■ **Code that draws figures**
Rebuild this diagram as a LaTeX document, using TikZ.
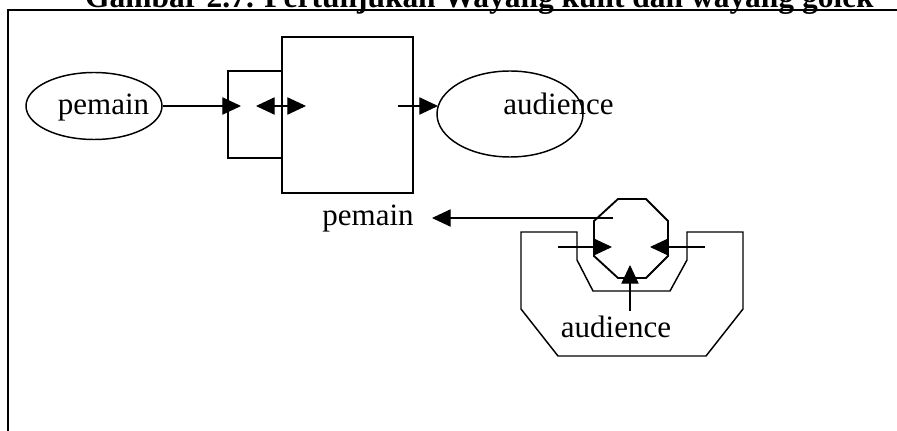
\documentclass[tikz,border=0pt]{standalone}
\usepackage{fontspec}
\setmainfont{Liberation Serif}
\usetikzlibrary{arrows.meta,shapes.geometric}
\begin{document}
\begin{tikzpicture}[x=0.75pt,y=-0.75pt,
  lbl/.style={inner sep=0pt, anchor=base, font=\fontsize{23.25pt}{28pt}\selectfont},
  ttl/.style={inner sep=0pt, anchor=base, font=\fontsize{23.6pt}{28pt}\selectfont\bfseries},
  oval/.style={draw, ellipse, line width=1.1pt, inner sep=0pt},
  thickbox/.style={draw, rectangle, line width=2.2pt, inner sep=0pt},
  arr/.style={line width=0.8pt, -{Triangle[length=14pt,width=13pt]}},
  darr/.style={line width=0.8pt, {Triangle[length=14pt,width=13pt]}-{Triangle[length=14pt,width=13pt]}},
  framel/.style={line width=1.2pt},
  cupline/.style={line width=1.1pt},
  octline/.style={line width=1.4pt},
]
\useasboundingbox (0,0) rectangle (897,431);
\clip (0,0) rectangle (897,431);

% title and frame
\node[ttl] (title) at (479.5,8) {Gambar 2.7. Pertunjukan Wayang kulit dan wayang golek};
\coordinate (f1) at (7,10);
\coordinate (f2) at (897,10);
\coordinate (f3) at (8,10);
\coordinate (f4) at (8,431);
\draw[framel] (f1) -- (f2);
\draw[framel] (f3) -- (f4);

% upper diagram
\node[oval, minimum width=102pt, minimum height=50.25pt] (pe) at (94,106) {};
\node[lbl] (petext) at (103.5,115) {pemain};
\node[thickbox, minimum width=40.5pt, minimum height=65.25pt] (small) at (255,114.5) {};
\node[thickbox, minimum width=98.25pt, minimum height=117pt] (big) at (347.5,115) {};
\node[oval, minimum width=109.5pt, minimum height=64.5pt] (au) at (510,114) {};
\node[lbl] (autext) at (558.5,115) {audience};

\coordinate (a1) at (241,106);
\coordinate (d1) at (256,106);
\coordinate (d2) at (306,106);
\coordinate (b1) at (398,106);
\coordinate (b2) at (438,106);
\draw[arr] (pe.east) -- (a1);
\draw[darr] (d1) -- (d2);
\draw[arr] (b1) -- (b2);

% lower diagram
\node[lbl] (pe2) at (368,226) {pemain};
\node[lbl] (au2) at (616,338) {audience};

\draw[cupline] (521,232) -- (521,309) -- (558,356) -- (706,356) -- (743,309)
  -- (743,232) -- (687,232) -- (687,260) -- (670,291) -- (593,291)
  -- (577,260) -- (577,232) -- cycle;

\draw[octline] (618,199) -- (646,199) -- (668,221) -- (668,256) -- (646,278)
  -- (618,278) -- (594,256) -- (594,221) -- cycle;

\coordinate (o1) at (613,218);
\coordinate (o2) at (432,218);
\coordinate (c1) at (558,247);
\coordinate (c2) at (612,247);
\coordinate (c3) at (705,247);
\coordinate (c4) at (650,247);
\coordinate (c5) at (630,311);
\coordinate (c6) at (630,265);
\draw[arr] (o1) -- (o2);
\draw[arr] (c1) -- (c2);
\draw[arr] (c3) -- (c4);
\draw[arr] (c5) -- (c6);
\end{tikzpicture}
\end{document}
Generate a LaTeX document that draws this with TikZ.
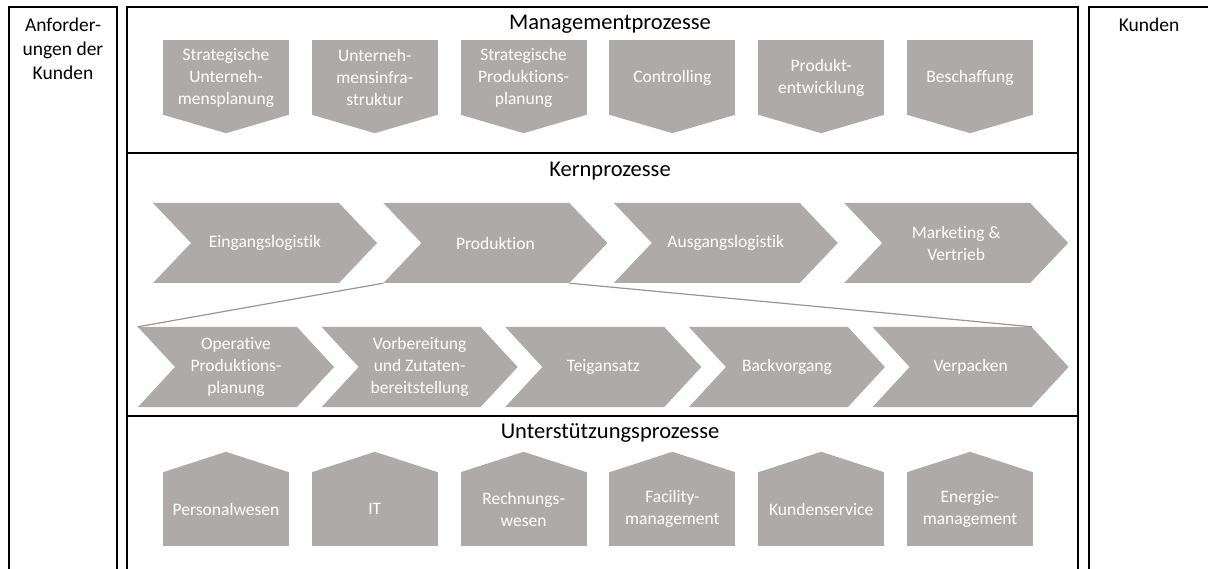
\documentclass[tikz,border=0pt]{standalone}
\usepackage{fontspec}
\setmainfont{Carlito}[Ligatures=NoCommon]
\usetikzlibrary{positioning,calc}
\definecolor{boxgray}{RGB}{174,170,170}
\definecolor{linegray}{RGB}{150,150,150}
\tikzset{
  frameline/.style={draw=black, line width=1.6pt},
  headtext/.style={anchor=base, inner sep=0pt, font=\fontsize{22.5}{27}\selectfont},
  sidetext/.style={inner sep=0pt, align=center, font=\fontsize{19.5}{24}\selectfont},
  mbox/.style={rectangle, fill=boxgray, text=white, minimum width=126pt,
               minimum height=75pt, inner sep=0pt, align=center,
               font=\fontsize{17.5}{22}\selectfont},
  sbox/.style={mbox, minimum height=74pt},
  chev/.style={rectangle, text=white, inner sep=0pt, align=center,
               minimum height=80pt, font=\fontsize{17.5}{22}\selectfont,
               path picture={\fill[boxgray] (path picture bounding box.north west)
                 -- ([xshift=-#1]path picture bounding box.north east)
                 -- (path picture bounding box.east)
                 -- ([xshift=-#1]path picture bounding box.south east)
                 -- (path picture bounding box.south west)
                 -- ([xshift=#1]path picture bounding box.west) -- cycle;}},
  kchev/.style={chev=38pt, minimum width=224pt},
  pchev/.style={chev=37pt, minimum width=196pt},
  zoomline/.style={draw=linegray, line width=1.2pt}
}
\begin{document}
\begin{tikzpicture}[x=1pt, y=-1pt]
  \useasboundingbox (0,0) rectangle (1208,569);

  % frames
  \draw[frameline] (9,580) |- (117,7) -- (117,580);
  \draw[frameline] (127,580) |- (1078,7) -- (1078,580);
  \draw[frameline] (1089,580) |- (1220,7);
  \draw[frameline] (127,153) -- (1078,153);
  \draw[frameline] (127,416) -- (1078,416);

  \node[sidetext, anchor=north] (anf) at (63,18) {Anforder-\\ungen der\\Kunden};
  \node[sidetext, anchor=base] (kund) at (1149,32) {Kunden};

  % Managementprozesse
  \node[headtext] (mhead) at (610,29.5) {Managementprozesse};
  \node[mbox] (strup) at (226,77.5) {Strategische\\Unterneh-\\mensplanung};
  \node[mbox, right=22.4pt of strup] (uinfra) {Unterneh-\\mensinfra-\\struktur};
  \node[mbox, right=22.4pt of uinfra] (strpp) {Strategische\\Produktions-\\planung};
  \node[mbox, right=22.4pt of strpp] (contr) {Controlling};
  \node[mbox, right=22.4pt of contr] (prodev) {Produkt-\\entwicklung};
  \node[mbox, right=22.4pt of prodev] (besch) {Beschaffung};
  \foreach \n in {strup,uinfra,strpp,contr,prodev,besch}
    \fill[boxgray] ([yshift=0.5pt]\n.south west) -- ([yshift=-18pt]\n.south)
      -- ([yshift=0.5pt]\n.south east) -- cycle;

  % Kernprozesse
  \node[headtext] (khead) at (610,177) {Kernprozesse};
  \node[kchev] (einl) at (265,243) {Eingangslogistik};
  \node[kchev, right=6pt of einl] (prod) {Produktion};
  \node[kchev, right=6pt of prod] (ausl) {Ausgangslogistik};
  \node[kchev, right=6pt of ausl] (mvert) {Marketing \&\\Vertrieb};

  \node[pchev] (oppl) at (236,367) {Operative\\Produktions-\\planung};
  \node[pchev, right=-12.75pt of oppl] (vorb) {Vorbereitung\\und Zutaten-\\bereitstellung};
  \node[pchev, right=-12.75pt of vorb] (teig) {Teigansatz};
  \node[pchev, right=-12.75pt of teig] (back) {Backvorgang};
  \node[pchev, right=-12.75pt of back] (verp) {Verpacken};

  \draw[zoomline] (prod.south west) -- (oppl.north west);
  \draw[zoomline] ([xshift=-38pt]prod.south east) -- ([xshift=-37pt]verp.north east);

  % Unterstuetzungsprozesse
  \node[headtext] (uhead) at (610,438) {Unterstützungsprozesse};
  \node[sbox] (pers) at (226,509) {Personalwesen};
  \node[sbox, right=22.4pt of pers] (it) {IT};
  \node[sbox, right=22.4pt of it] (rechn) {Rechnungs-\\wesen};
  \node[sbox, right=22.4pt of rechn] (facil) {Facility-\\management};
  \node[sbox, right=22.4pt of facil] (kserv) {Kundenservice};
  \node[sbox, right=22.4pt of kserv] (energ) {Energie-\\management};
  \foreach \n in {pers,it,rechn,facil,kserv,energ}
    \fill[boxgray] ([yshift=-0.5pt]\n.north west) -- ([yshift=20pt]\n.north)
      -- ([yshift=-0.5pt]\n.north east) -- cycle;
\end{tikzpicture}
\end{document}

■ **The request**
Lines that hold "diagram" are the ones to copy; find all of them.

■ **Result below**
Rebuild this diagram as a LaTeX document, using TikZ.
% upper diagram
% lower diagram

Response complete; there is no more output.